ON BLU-RAY / FILMSTRUCK
Scenes from a Marriage : In 1973, Ingmar Bergman crafted this six-part, five-hour film for television, an oft-times uncomfortably intimate snapshot of the ups and downs of a Swedish marriage (and its aftermath). The next year, he reconfigured that footage into a three-hour theatrical feature; both versions are included on this Criterion Blu-ray (upgraded from a previous DVD release), and both have their virtues – in fact, as with the director’s later Fanny and Alexander, examining both is a marvelous opportunity to observe the master filmmaker’s process, and to understand what he found essential to this story. Liv Ullmann and Erland Josephson are remarkable in the leading roles, conveying the passage of time and the shifts in emotion primarily though non-verbal work, flawlessly captured by Sven Nykvist’s close-up photography. (Also streaming on FilmStruck.) (Includes archival interviews.)
ON BLU-RAY
Oscar : When you think of Sylvester Stallone’s ill-advised early-‘90s foray into (intentional) comedy — if you even think or know of it in the first place — you’re most likely thinking of Stop!
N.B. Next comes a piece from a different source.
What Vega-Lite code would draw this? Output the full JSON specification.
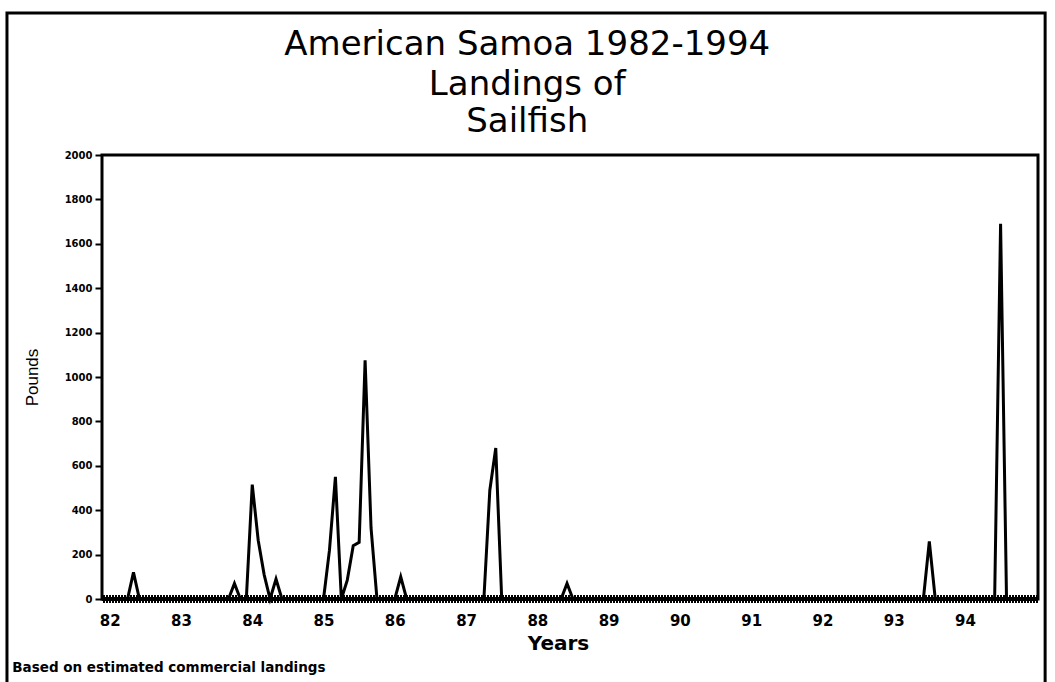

Or My Mom Will Shoot, his strained 1992 match-up with Golden Girl Estelle Getty. But the previous year, he headed up a crackerjack ensemble (including Tim Curry, Don Ameche, Peter Riegert, Eddie Bracken, and pre-fame Marisa Tomei and Chazz Palminteri) for director John Landis, and the results are a lot of fun — a snappy, fast-paced, period Mob farce that nicely showcases Sly’s underrated (but undeniable) comic timing. (Includes interview and trailer.)